Once you get a reverse mortgage, you can repay it anytime, but it must be repaid when you die or when the home ceases to be your permanent residence. If you or your heirs can’t repay the loan, your home goes to the lender.
While there are different types of reverse mortgages, the most common are home-equity conversion mortgages, or HECMs, backed by the U.S. Department of Housing and Urban Development.
As with any money you borrow, reverse mortgages are tax-free. You can get the money in several ways:
- Fixed monthly payments over a specific number of months.
- Fixed monthly payments for life, or as long as you live in the home.
- A line of credit you draw on as often as you want in whatever amounts you’d like.
- A combination of monthly payments and line of credit.
You won’t give up the title to your home. You’ll still own it.
The amount of the loan and payments will vary based on your equity, along with the size and length of the payments and your age. To see how much you could be eligible for, use this calculator.
What’s the catch?
Catch No. 1: Reverse mortgages come with big fees, and the rates aren’t anything to write home about either.

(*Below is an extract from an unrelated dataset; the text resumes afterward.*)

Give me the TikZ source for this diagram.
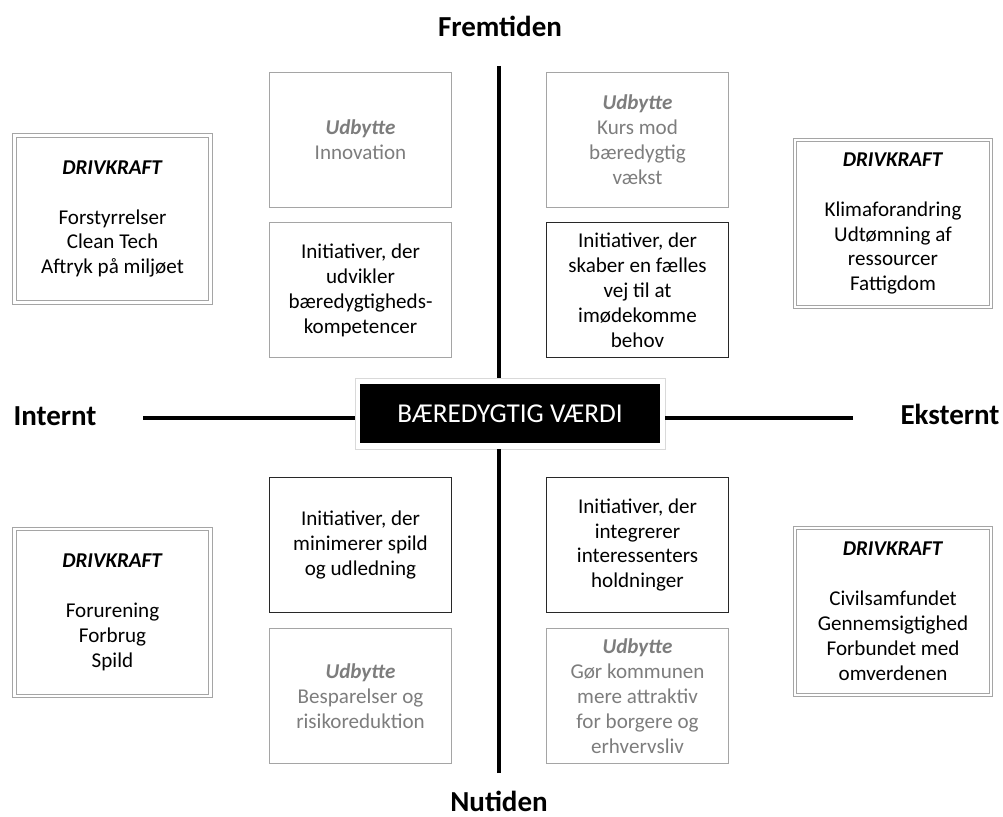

When I did my first TV story on reverse mortgages about 12 years ago, the homeowner I interviewed insisted he paid nothing for his reverse mortgage. He was right in the sense that he didn’t write a check to cover the fees, because they were rolled into the mortgage. But that doesn’t mean the mortgage was fee-free. In fact, reverse mortgages typically have higher fees than regular mortgages. From the FTC’s reverse mortgage page:
Lenders generally charge an origination fee, a mortgage insurance premium (for federally insured HECMs), and other closing costs for a reverse mortgage. Lenders also may charge servicing fees during the term of the mortgage.
Standard HECMs include a mortgage origination fee, based not on how much you borrow, but on the value of your home. If you home is worth less than $125,000, the lender can charge up to $2,500. If it’s worth more than that, the fee is 2 percent of the first $200,000 of your home’s value, plus 1 percent of the amount over $200,000, with a cap of $6,000. So if your home is worth $400,000 or more, you’ll pay a $6,000 origination fee, no matter how much you borrow.